Heuristic interpretation of measure theoretic conditional probability and information

40 Views Asked by At

Billingsley provides a heuristic approach to the measure theoretic definition of a conditional probability $P(A || \mathcal{G})$ in terms of partial information. We are to look at knowing $\mathcal{G}$ as an experiment where we know for each $G \in \mathcal{G}$ and each $\omega \in \Omega$ the output of of $\mathbb{1}_G(\omega)$. However, Billingsley then notes that this heuristic breaks down in certain pathological cases. Let $(\Omega, \mathcal{F}, P)$ be the unit interval $\Omega$ with Lebesgue measure $P$ on the Borel $\sigma$-algebra $\mathcal{F}$. Take $\mathcal{G}$ to be the sub-$\sigma$-algebra of countable or cocountable subsets.

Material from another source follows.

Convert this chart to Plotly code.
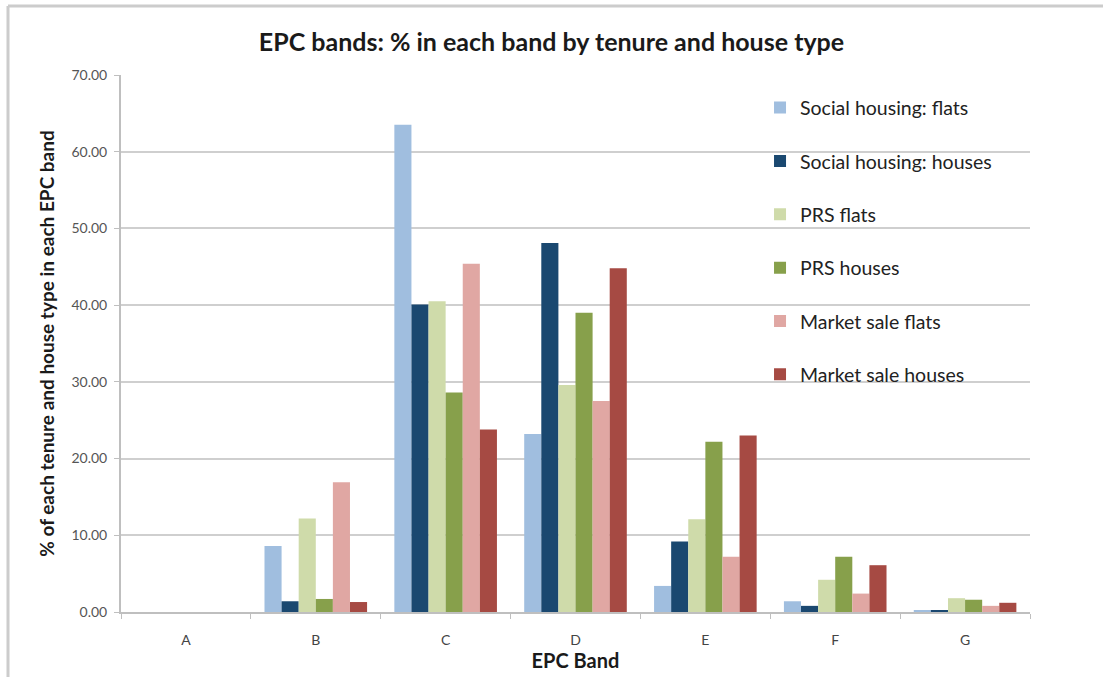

The heuristic approach says that, since $\mathcal{G}$ contains every singleton set, we know exactly which $\omega$ we pick when computing $P(A || \mathcal{G})(\omega)$, and so we know whether $\omega \in A$ or $\omega \notin A$, and so we should have $P(A || \mathcal{G}) = \mathbb{1}_A(\omega)$. However, this is incorrect since $\mathbb{1}_A$ is not necessarily $\mathcal{G}$-measurable, and the correct answer is $P(A || \mathcal{G}) (\omega) = P(A)$, $P$-a.s.

One possible idea that I had is that the "information" encoded in $\mathcal{G}$ should have some connection to the background measure $P$. In this case, knowing $\omega$ is not valuable information with regards to $P$. However, if $P$ is a mass at, say, $\omega_0 = \frac{1}{2}$, then to know an $\omega$ is potentially valuable with respect to $P$. We have two cases, either $\omega_0 \in A$ or $\omega_0 \notin A$:

  1. If $\omega_0 \in A$, then $P(A || \mathcal{G})(\omega) = \mathbf{1}_{\omega_0}(\omega)$, $P$-a.e.
  2. If $\omega_0 \notin A$, then $P(A || \mathcal{G})(\omega) = 0$, $P$-a.e.

In both cases, we have $P(A || \mathcal{G})(\omega) = P(A) \mathbf{1}_{\omega_0}(\omega),$ which agrees with the (updated) heuristic that knowing $\mathcal{G}$ lets you update your probabilities with respect to the $P$-valuable data in $\mathcal{G}$.

My question is 1) whether this makes sense; 2) how to repair the intuition so that it holds in all cases, and, 3) failing that, an understanding of when we should expect the heuristic Billingsley gives to fail.